Some further thoughts on my general support of a trend toward “perfectionist” studies:
Synthesis and aggregation are much more feasible for perfectionist studies. Flawed studies are not only less reliable; they’re more time-consuming to interpret. The ideal study has high-quality long-term data, well-executed randomization, low attrition, and a pre-analysis plan; such a study has results that can largely be taken at face value, and if there are many such studies it can be helpful to combine their results in a meta-analysis, while also looking for differences in setting that may explain their different findings.
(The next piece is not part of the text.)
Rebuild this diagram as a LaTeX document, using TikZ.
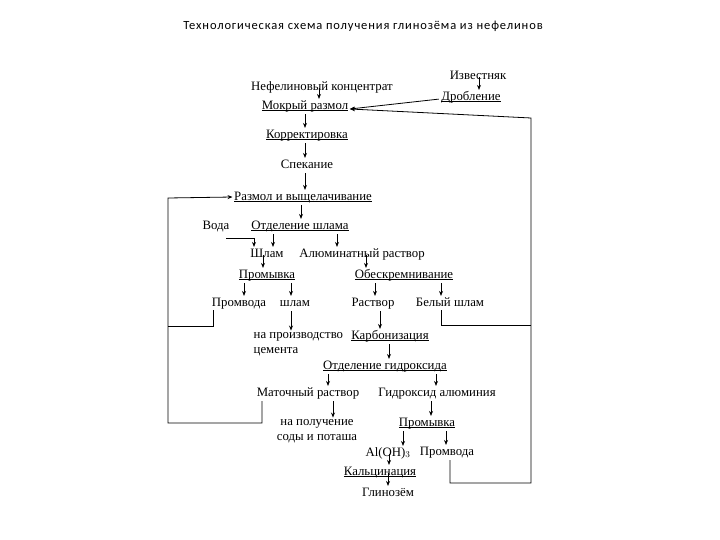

By contrast, when I’m looking at a large number of studies that I suspect have similar flaws, it seems important to try to understand all the nuances of each study, and there is usually no clearly meaningful way to aggregate them.
It’s difficult to assess external validity when internal validity is so much in question. In theory, I care about external validity as much as internal validity, but it’s hard to pick up anything about the former when I am so worried about the latter. When I see a large number of studies pointing in the same direction, I fear this is due to correlated biases rather than to a sign of generalizability; when I see studies finding different things, I suspect that this may be a product of different researchers’ goals and preferences rather than anything to do with differences in setting.
On the flipside, once I’m convinced of a small number of studies’ internal validity, it’s often possible to investigate external validity by using much more limited data that doesn’t even fall under the heading of “studies.” For example, when assessing the impact of a deworming campaign, we look at data on declines in worm infections, or even just data on whether the intervention was delivered appropriately; once we’ve been sold that the basic mechanism is plausible, data along these lines can fill in an important part of the external validity picture. This approach works best for interventions that seem inherently likely to generalize (e.g., health interventions).
Rather than seeing internal and external validity as orthogonal qualities that can be measured using different methods, I tend to see a baseline level of internal validity as a prerequisite to examining external validity. And since this baseline is seldom met, that’s what I’m most eager to see more of.
Bottom line. Under the status quo, I get very little value out of literatures that have large numbers of flawed studies – because I tend to suspect the flaws of running in the same direction. On a given research question, I tend to base my view on the very best, most expensive, most “perfectionist” studies, because I expect these studies to be the most fair and the most scrutinized, and I think focusing on them leaves me in better position than trying to understand all the subtleties of a large number of flawed studies.
If there were more diversity of research methods, I’d worry less about pervasive and correlated selection bias. If I trusted academics to be unbiased, I would feel better about looking at the overall picture presented by a large number of imperfect studies. If I had the time to understand all the nuances of every study, I’d be able to make more use of large and flawed literatures. And if all of these issues were less concerning to me, I’d be more interested in moving beyond a focus on internal validity to broader investigations of external validity. But as things are, I tend to get more value out of the 1-5 best studies on a subject than out of all others combined, and I wish that perfectionist approaches were much more dominant than they currently are.